As your student sets out on the college admissions journey, it’s important to keep in mind what really matters in the process.
Too often, students and parents dive into the details before understanding the big picture. Yes, grades and test scores matter. But college admissions officers consider students holistically, and your student needs to know that to ensure that their best self comes through in their application materials.
This year, it’s more important than ever to focus on the foundations of a strong college application. The details are dicey and constantly in flux. But we expect that colleges will stick to these guiding principles in order to make their admissions decisions.
According to Signet’s team of former admissions officers, the following traits are weighed most heavily by admissions officers:
Success in Context
Because both your student’s transcript and their school profile will be sent along with their application, college admissions officers will be able to tell if the classes they did well in were easier or more challenging than other classes offered by the same school. Success in context means that your student did the best with what their school had to offer.
A common scenario for success in context compares students from two different schools. Both are excellent students with great grades, but one student attended a well-funded, affluent school that offered a wide range of AP and Honors classes, while the other student attended a poorly-funded school with fewer resources that only offered a few AP classes. Admissions officers put each student’s performance in the context of the school they attended, the available classes, etc. This year, success in context means colleges will take factors like your student’s learning environment (virtual vs. in-person, etc.) into account.

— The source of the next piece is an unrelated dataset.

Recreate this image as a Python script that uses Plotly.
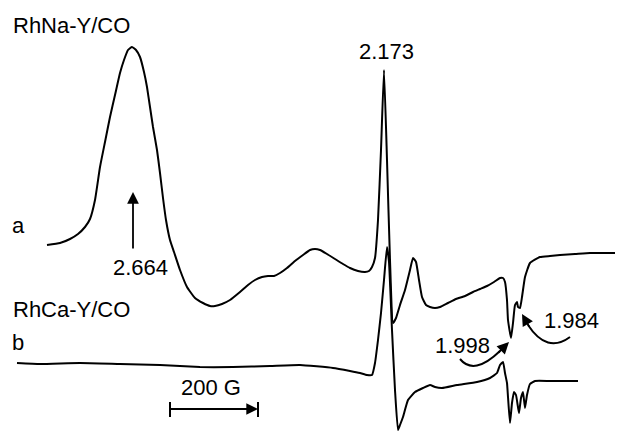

Students should choose to apply to certain schools for specific reasons. Your student should look for schools that fit their interests, both academic and extracurricular, and then thoroughly explain this compatibility in the application. Consider region, school size, majors offered, and curriculum when looking at schools and provide clear reasons why the student and the school are a good match.
For example, if your student has always loved cities and could not imagine living away from one, they probably should not apply to The Eastern Colorado Institute for Animal Husbandry and Advanced Milking Tech. Schools will likely be on the lookout for students who are a good match for their institution in a range of different environments (i.e. whether classes are in-person or held remotely, will this individual be excited about being a student at their school).
Applications tell a story: This is who I am, and this is how all the elements that make up me will fit with your institution. To this end, the classes and extracurricular activities your student lists should be consistent with their stated interests. Support any stated interests and talents with evidence from real life.
Coherence also means viewing the entire application as a single narrative. For that reason, many students choose to use the personal statement as an opportunity to share something about themselves that’s not already apparent from other pieces of the application. Admissions officers recognize that many activities have been disrupted in recent months, but your student’s application can showcase how they’ve been able to pursue their interests independently.
These points are the “wide-angle” shots of qualities that admissions officers find desirable. In our current environment, it’s helpful to focus less on the details and think about the overall trajectory and story your student’s college applications will tell.